Une telle évolution de la loi entraîne de nombreuses questions légitimes ; qu’elle puisse permettre de protéger des individus ayant eu recours à la violence de manière délibérée, par exemple.

Ce qui est sûr, c’est que cette double peine pour les femmes victimes de violences conjugales qui s’en prennent à leur agresseur participe pleinement du maintien du système de domination et des violences qui vont avec. Quelles qu’en soient les modalités juridiques, cette situation est insupportable et ne doit plus durer.

La prévention absolument nécessaire

Un rapport de l’Inspection générale de la justice a révélé d’importantes failles dans la prévention des homicides conjugaux. Et, plus largement, dans les violences conjugales avant qu’elles n’arrivent aux décès.

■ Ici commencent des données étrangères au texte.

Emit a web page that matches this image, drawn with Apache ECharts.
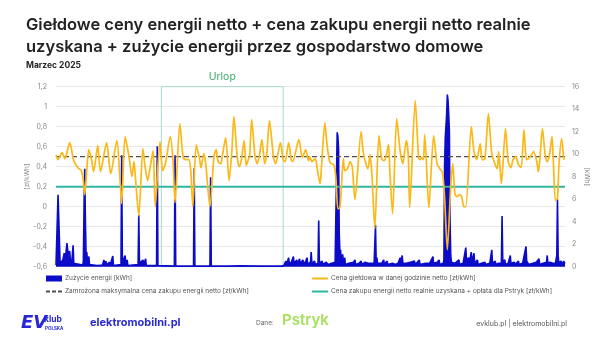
<!DOCTYPE html>
<html>
<head>
<meta charset="utf-8">
<script src="https://cdn.jsdelivr.net/npm/echarts@6/dist/echarts.min.js"></script>
<style>
  html, body { margin: 0; padding: 0; background: #fff; }
  #chart { width: 605px; height: 339px; }
</style>
</head>
<body>
<div id="chart"></div>
<script>
// March 2025, hour index from 00:00 on 1 March (0..744)
const HOURS_IN_MONTH = 744;

// Hourly exchange price, net [zł/kWh] – turning points of the curve
const priceHour = [0,3,9,13,20,26,32,37,40,42,46,48,52,55,61,65,74,80,89,93,96,101,107,111,114,116,121,127,130,134,138,142,145,152,156,160,167,171,174,181,186,190,194,197,200,205,210,212,216,219,225,231,234,237,241,243,248,253,257,260,265,268,271,275,278,281,283,286,291,294,297,301,305,308,312,318,321,328,332,335,340,344,346,355,360,365,369,371,374,379,382,386,388,393,396,400,403,406,409,412,415,418,420,422,426,430,433,437,446,449,453,456,459,462,466,472,476,479,482,486,488,492,498,503,507,512,515,517,525,530,532,535,537,539,545,552,557,561,565,568,572,577,580,583,586,590,593,596,599,607,611,615,620,623,627,632,637,642,645,647,651,657,661,665,668,672,676,680,684,688,693,698,703,705,707,711,715,718,721,725,727,730,733,735,739,742,743];
const priceVal  = [0.52,0.47,0.54,0.48,0.64,0.46,0.39,0.36,0.26,0.12,0.46,0.57,0.47,0.35,0.61,0.35,0.64,0.33,0.66,0.33,0.03,0.70,0.49,0.30,0.45,0.30,-0.09,0.58,0.41,0.26,0.41,0.56,0.00,0.65,0.36,0.43,0.70,0.46,0.04,0.83,0.49,0.47,0.47,0.36,0.00,0.62,0.47,0.39,0.53,0.42,0.00,0.51,0.57,0.45,0.43,0.50,0.69,0.26,0.55,0.90,0.49,0.40,0.47,0.66,0.41,0.47,0.50,0.87,0.50,0.43,0.50,0.67,0.43,0.52,0.86,0.49,0.43,0.64,0.47,0.45,0.64,0.47,0.45,0.67,0.49,0.57,0.46,0.50,0.45,0.48,0.37,0.23,0.39,0.84,0.63,0.45,0.43,0.42,0.30,-0.02,-0.01,0.30,0.48,0.36,0.38,0.45,0.40,0.07,0.75,0.55,0.43,0.38,0.52,0.30,-0.22,0.71,0.48,0.46,0.49,0.62,0.35,-0.07,0.88,0.56,0.43,0.66,0.50,-0.01,1.06,0.49,0.47,0.49,0.47,0.72,-0.01,0.71,0.43,0.38,0.34,0.09,-0.43,0.21,0.43,0.13,0.10,0.12,0.10,0.00,0.00,0.80,0.55,0.47,0.63,0.47,0.48,0.93,0.53,0.42,0.38,0.55,0.23,0.78,0.45,0.39,0.47,0.50,0.42,0.39,0.77,0.47,0.50,0.55,0.44,0.35,0.45,0.78,0.52,0.45,0.50,0.70,0.45,0.06,0.08,0.40,0.68,0.50,0.47];

// Household energy use [kWh]
const useHour = [0,2,3,5,6,8,10,12,14,16,18,20,21,23,25,26,28,39,40,41,42,43,44,45,46,48,49,60,68,70,71,73,74,78,79,83,84,95,96,97,101,102,104,105,120,121,122,127,129,131,132,147,148,149,173,174,175,201,202,203,225,226,227,250,270,300,330,333,336,337,340,341,344,347,348,352,353,356,357,361,362,365,367,368,372,373,374,378,379,383,384,385,389,390,395,398,403,408,409,410,411,412,413,414,415,416,417,419,420,422,423,428,435,437,438,443,446,447,452,456,460,465,466,467,468,469,470,476,479,480,484,485,492,496,500,503,504,506,507,512,518,524,525,531,532,540,546,551,552,557,560,561,566,567,568,569,570,571,572,573,574,575,576,577,578,583,589,590,595,599,600,603,604,607,608,611,612,616,617,622,627,628,634,637,638,642,643,647,651,652,653,656,657,661,664,665,670,671,676,677,682,687,688,690,691,697,702,706,707,712,717,718,719,722,726,730,732,733,734,735,738,740,742,744];
const useKwh  = [0.15,0.2,6.4,6.3,0.3,0.2,0.6,1.2,0.9,2.1,1.0,1.4,0.6,0.4,1.9,0.3,0.15,0.15,0.5,5.5,8.7,4.0,1.0,1.3,0.5,0.9,0.2,0.1,0.15,0.6,0.2,0.5,0.15,0.4,0.1,0.95,0.1,0.2,9.9,0.4,1.0,0.3,0.6,0.1,0.2,4.6,0.3,0.6,0.3,0.7,0.1,0.1,10.7,0.1,0.05,9.9,0.05,0.05,8.75,0.05,0.05,7.95,0.05,0.05,0.08,0.05,0.05,0.1,0.5,0.2,0.8,0.3,0.4,0.9,0.3,0.6,0.2,0.7,0.3,0.6,0.2,0.5,0.8,0.2,0.4,1.3,0.3,0.5,0.2,0.3,4.1,0.3,0.5,0.2,0.4,0.2,0.3,0.4,0.5,8.0,11.95,11.6,10.5,3.0,1.2,1.5,0.4,1.1,0.5,0.8,0.2,0.3,0.4,0.6,0.2,0.3,0.5,0.2,0.4,0.3,0.3,0.3,0.4,3.7,0.5,0.8,0.3,0.3,0.6,0.2,0.5,0.2,0.3,0.2,0.3,0.8,0.3,1.0,0.3,0.3,0.4,0.5,0.2,0.6,0.2,0.3,0.3,0.9,0.3,0.4,0.6,0.2,0.3,0.6,9.0,11.5,12.5,13.6,15.3,14.8,13.6,12.0,4.0,1.0,0.4,0.3,0.6,0.2,0.3,1.7,0.6,0.8,0.3,1.3,0.4,1.2,0.3,0.6,0.2,0.3,0.4,0.2,0.3,1.5,0.3,0.5,0.2,0.3,0.3,4.5,0.5,0.6,0.2,0.3,1.0,0.3,0.4,0.2,0.5,0.2,0.3,1.8,0.5,0.6,0.2,0.3,0.4,0.7,0.2,0.3,0.4,1.0,0.3,0.4,0.3,0.3,1.0,6.0,1.0,0.3,0.5,0.2,0.5,0.3];

// Reference price levels [zł/kWh]
const frozenPrice = 0.5;
const realisedPrice = 0.2;

// Holiday period (hour index)
const holidayStart = 154;
const holidayEnd = 332;

// Axis ranges / ticks
const priceAxis = { min: -0.6, max: 1.2, step: 0.2 };
const useAxis = { min: 0, max: 16, step: 2 };

const names = {
  use: 'Zużycie energii [kWh]',
  price: 'Cena giełdowa w danej godzinie netto [zł/kWh]',
  frozen: 'Zamrożona maksymalna cena zakupu energii netto [zł/kWh]',
  realised: 'Cena zakupu energii netto realnie uzyskana + opłata dla Pstryk [zł/kWh]'
};

const pair = (xs, ys) => xs.map((x, i) => [x, ys[i]]);
const flat = v => [[0, v], [HOURS_IN_MONTH, v]];

// legend glyphs: solid stroke and dashed stroke
const solidIcon = 'path://M0,0H16V2H0Z';
const dashIcon = 'path://M0,0H4V2H0Z M6,0H10V2H6Z M12,0H16V2H12Z';

const chart = echarts.init(document.getElementById('chart'), null, { renderer: 'canvas' });
const labelFont = 'Inter, "Open Sans", sans-serif';

const legendBase = {
  top: 275, orient: 'vertical', padding: 0, itemGap: 6, itemWidth: 16, itemHeight: 6,
  symbolKeepAspect: true,
  textStyle: { fontFamily: labelFont, fontSize: 6.5, color: '#555', padding: [0, 0, 0, -2] }
};

chart.setOption({
  animation: false,
  backgroundColor: '#fff',
  title: [
    {
      text: 'Giełdowe ceny energii netto + cena zakupu energii netto realnie\nuzyskana + zużycie energii przez gospodarstwo domowe',
      left: 21, top: 9,
      textStyle: { fontFamily: labelFont, fontSize: 16.5, fontWeight: 600, color: '#222', lineHeight: 22 }
    },
    {
      text: 'Marzec 2025',
      left: 21, top: 56,
      textStyle: { fontFamily: labelFont, fontSize: 8.5, fontWeight: 700, color: '#222' }
    }
  ],
  grid: { left: 56, right: 40, top: 86.7, bottom: 72.3, containLabel: false },
  legend: [
    Object.assign({}, legendBase, {
      left: 46,
      data: [{ name: names.use, icon: 'rect' }, { name: names.frozen, icon: dashIcon }]
    }),
    Object.assign({}, legendBase, {
      left: 312,
      data: [{ name: names.price, icon: solidIcon }, { name: names.realised, icon: solidIcon }]
    })
  ],
  xAxis: {
    type: 'value', min: 0, max: HOURS_IN_MONTH,
    axisLine: { show: false }, axisTick: { show: false }, axisLabel: { show: false }, splitLine: { show: false }
  },
  yAxis: [
    {
      type: 'value', min: priceAxis.min, max: priceAxis.max, interval: priceAxis.step,
      name: '[zł/kWh]', nameLocation: 'middle', nameGap: 25, nameRotate: 90, nameMoveOverlap: false,
      nameTextStyle: { fontFamily: labelFont, fontSize: 6.5, color: '#888' },
      axisLine: { show: false }, axisTick: { show: false },
      axisLabel: {
        margin: 9, fontFamily: labelFont, fontSize: 7, color: '#888',
        formatter: v => String(Math.round(v * 10) / 10).replace('.', ',')
      },
      splitLine: { lineStyle: { color: '#e8e8e8', width: 1 } }
    },
    {
      type: 'value', min: useAxis.min, max: useAxis.max, interval: useAxis.step,
      name: '[kWh]', nameLocation: 'middle', nameGap: 18, nameRotate: -90, nameMoveOverlap: false,
      nameTextStyle: { fontFamily: labelFont, fontSize: 6.5, color: '#888' },
      axisLine: { show: false }, axisTick: { show: false },
      axisLabel: { margin: 7, fontFamily: labelFont, fontSize: 7, color: '#888' },
      splitLine: { show: false }
    }
  ],
  series: [
    {
      name: names.use, type: 'line', yAxisIndex: 1, symbol: 'none', z: 1,
      data: pair(useHour, useKwh),
      color: '#0c0cc8',
      lineStyle: { color: '#0c0cc8', width: 1.6 },
      areaStyle: { color: '#0c0cc8', opacity: 1 }
    },
    {
      name: names.frozen, type: 'line', yAxisIndex: 0, symbol: 'none', z: 2,
      data: flat(frozenPrice),
      color: '#505050',
      lineStyle: { color: '#505050', width: 1.3, type: [5, 3] }
    },
    {
      name: names.realised, type: 'line', yAxisIndex: 0, symbol: 'none', z: 3,
      data: flat(realisedPrice),
      color: '#2fb5a3',
      lineStyle: { color: '#2fb5a3', width: 2 }
    },
    {
      name: names.price, type: 'line', yAxisIndex: 0, symbol: 'none', z: 4,
      smooth: 0.25,
      data: pair(priceHour, priceVal),
      color: '#fbb817',
      lineStyle: { color: '#fbb817', width: 1.7 },
      markArea: {
        silent: true,
        itemStyle: { color: 'rgba(0,0,0,0)', borderColor: '#a6dcc9', borderWidth: 1 },
        label: { show: true, position: 'top', distance: 4, color: '#3aae67', fontFamily: labelFont, fontSize: 10.5 },
        data: [[
          { name: 'Urlop', xAxis: holidayStart, yAxis: priceAxis.max },
          { xAxis: holidayEnd, yAxis: priceAxis.min }
        ]]
      }
    }
  ],
  graphic: [
    { type: 'text', left: 21, top: 314, style: { text: 'EV', fontFamily: '"DejaVu Sans", sans-serif', fontSize: 18, fontWeight: 900, fontStyle: 'italic', fill: '#2727d8' } },
    { type: 'text', left: 44, top: 315, style: { text: 'klub', fontFamily: labelFont, fontSize: 8.5, fontWeight: 700, fill: '#2727d8' } },
    { type: 'text', left: 45, top: 326, style: { text: 'POLSKA', fontFamily: labelFont, fontSize: 4.5, fontWeight: 700, fill: '#2727d8' } },
    { type: 'text', left: 90, top: 317, style: { text: 'elektromobilni.pl', fontFamily: labelFont, fontSize: 11, fontWeight: 700, fill: '#2a2ad2' } },
    { type: 'text', left: 256, top: 320, style: { text: 'Dane:', fontFamily: labelFont, fontSize: 6.5, fill: '#666' } },
    { type: 'text', left: 282, top: 313, style: { text: 'Pstryk', fontFamily: labelFont, fontSize: 15, fontWeight: 600, fill: '#a6e05c' } },
    { type: 'text', right: 38, top: 320, style: { text: 'evklub.pl | elektromobilni.pl', fontFamily: labelFont, fontSize: 7, fill: '#555' } }
  ]
});
</script>
</body>
</html>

On sait qu’il reste toujours difficile pour les femmes de déposer plainte contre leurs agresseurs. Les raisons en sont multiples :

– un manque d’analyse de l’historique des violences, des mécanismes de l’emprise,

– une écoute encore inadaptée dans la très grande majorité des commissariats,

– un manque de réelle mise à l’écart des agresseurs (trois des hommes qui ont tué leur compagne en 2020 étaient visés par une interdiction d’approcher leur victime),

– un manque d’indépendance financière des femmes, et les réformes du chômage et des retraites nous en éloignent encore).

La liste n’est pas ici exhaustive de tous les chantiers à mettre en route ou à poursuivre pour que plus aucune femme n’arrive à l’extrémité de tuer son conjoint pour sauver sa vie et souvent celles de ses enfants2.

  • 1. Trois qualifications sont possibles : meurtre (donner la mort volontairement), assassinat (meurtre avec préméditation) et violences volontaires ayant entraîné la mort sans intention de la donner.
  • 2. Chiffres 2020 du ministère de l’Intérieur : 14 enfants sont morts en 2020 dans le cadre des morts violentes au sein du couple.